My theory is SFTP over rclone mount is going to be slower than B2 over rclone mount. Even if the performance ends up being the same as the previous attempt, this approach offers two advantages:

  • I can organize the data how I want. That means I can put the database backup in the same place where the website is being hosted. That’s not possible when running Restic directly.
  • SFTP connection time will be minimal. Since rclone sync can very quickly figure out only the files that have been changed, the time talking to SFTP connections will be minimal. That means the bulk of the backup time can be safely offloaded to the CaptainCore server.
# Incremental backup WordPress site and database to B2 bucket
rclone sync production:$home_directory B2:BucketName/sitename/production/backup/ --file="excludes" --config=rclone.conf
rclone sync production:$database_backup B2:BucketName/sitename/production/backup/ --config=rclone.conf

# New empty directory for mount
mkdir backup
# Mount SFTP connection
rclone mount B2:BucketName/sitename/production/backup/ backup --config=rclone.conf --daemon --read-only
# Run Restic backup to B2 bucket
cd backup
restic backup . --repo rclone:B2:BucketName/sitename/production/restic-repo --password-file="restic.key" --file="restic-excludes" --no-scan --ignore-inode --read-concurrency=3
# Close mount
cd ..
umount backup/

Backup experiments compared

A customer of mine has a large WordPress site that is 98.3 GB with 792,065 files. I picked this one to run performance testing on backups because it’s abnormally large. The first three are backup duration times using the current backup method (rclone sync to CaptainCore, then restic backup to B2).

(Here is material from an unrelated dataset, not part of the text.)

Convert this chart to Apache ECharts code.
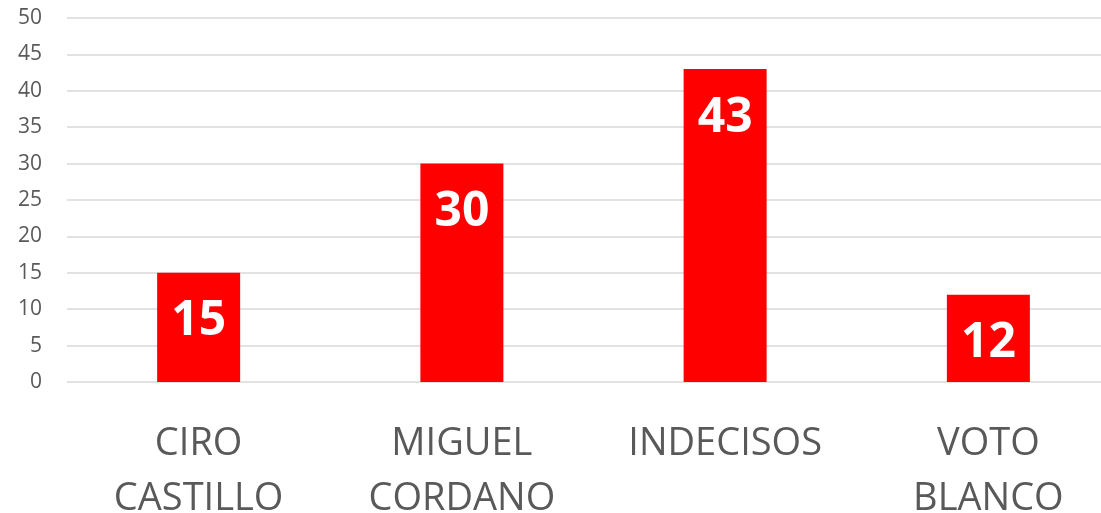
<!DOCTYPE html>
<html>
<head>
<meta charset="utf-8">
<style>
  html, body { margin: 0; padding: 0; background: #fff; }
  #chart { width: 1101px; height: 513px; }
</style>
<script src="https://cdn.jsdelivr.net/npm/echarts@6/dist/echarts.min.js"></script>
</head>
<body>
<div id="chart"></div>
<script>
const categories = ['CIRO\nCASTILLO', 'MIGUEL\nCORDANO', 'INDECISOS', 'VOTO\nBLANCO']
const votes = [15, 30, 43, 12]

const chart = echarts.init(document.getElementById('chart'))

const option = {
  backgroundColor: '#fff',
  animation: false,
  grid: {
    left: 67,
    right: -19,
    top: 18,
    bottom: 131,
    outerBoundsMode: 'none',
    containLabel: false
  },
  xAxis: {
    type: 'category',
    data: categories,
    axisLine: { show: false },
    axisTick: { show: false },
    axisLabel: {
      color: '#595959',
      fontFamily: 'Open Sans',
      fontSize: 38,
      lineHeight: 55,
      margin: 35,
      interval: 0
    }
  },
  yAxis: {
    type: 'value',
    min: 0,
    max: 50,
    interval: 5,
    axisLine: { show: false },
    axisTick: { show: false },
    splitLine: { lineStyle: { color: '#d9d9d9', width: 1.5 } },
    axisLabel: {
      color: '#595959',
      fontFamily: 'Open Sans',
      fontSize: 21,
      margin: 25
    }
  },
  series: [
    {
      type: 'bar',
      data: votes,
      barWidth: 83,
      itemStyle: { color: '#ff0000' },
      label: {
        show: true,
        position: 'insideTop',
        distance: 25,
        color: '#fff',
        fontFamily: 'Open Sans',
        fontWeight: 'bold',
        fontSize: 48
      }
    }
  ]
}

chart.setOption(option)
</script>
</body>
</html>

  • March 26th 2023 4:02 pm – 4 minutes and 43 seconds
  • March 27th 2023 4:46 pm – 7 minutes and 17 seconds
  • March 28th 2023 5:53 pm – 5 minutes and 52 seconds

The initial rclone sync to B2 bucket took a very long time to complete, over 24 hours. That’s because running a sync from a remote SFTP to B2 means each file had to be downloaded and then uploaded. After that initial sync was done, here are the following duration time using the new backup method (rclone sync from SFTP to B2 then restic backup from B2 files to B2 restic repo).

  • March 30th 2023 7:46 pm – 31 minutes and 59 seconds
  • March 31st 2023 7:23 pm – 21 minutes and 34 seconds
  • April 1st 2023 6:05 pm – 24 minutes and 41 seconds
  • April 2nd 2023 6:12 pm – 23 minutes and 49 seconds
  • April 3rd 2023 6:04 pm – 26 minutes and 40 seconds
  • April 4th 2023 5:03 pm – 23 minutes and 10 seconds

The new method is a huge cost saver because I won’t need local storage to run long-term backups. The slow performance hit does mean I’ll need to scale up the number of backups I’m running in parallel. Since I don’t need local storage I’m exploring running these backups with docker and then scaling up as many containers as I need to handle the incremental backups 🤔. A project for another day.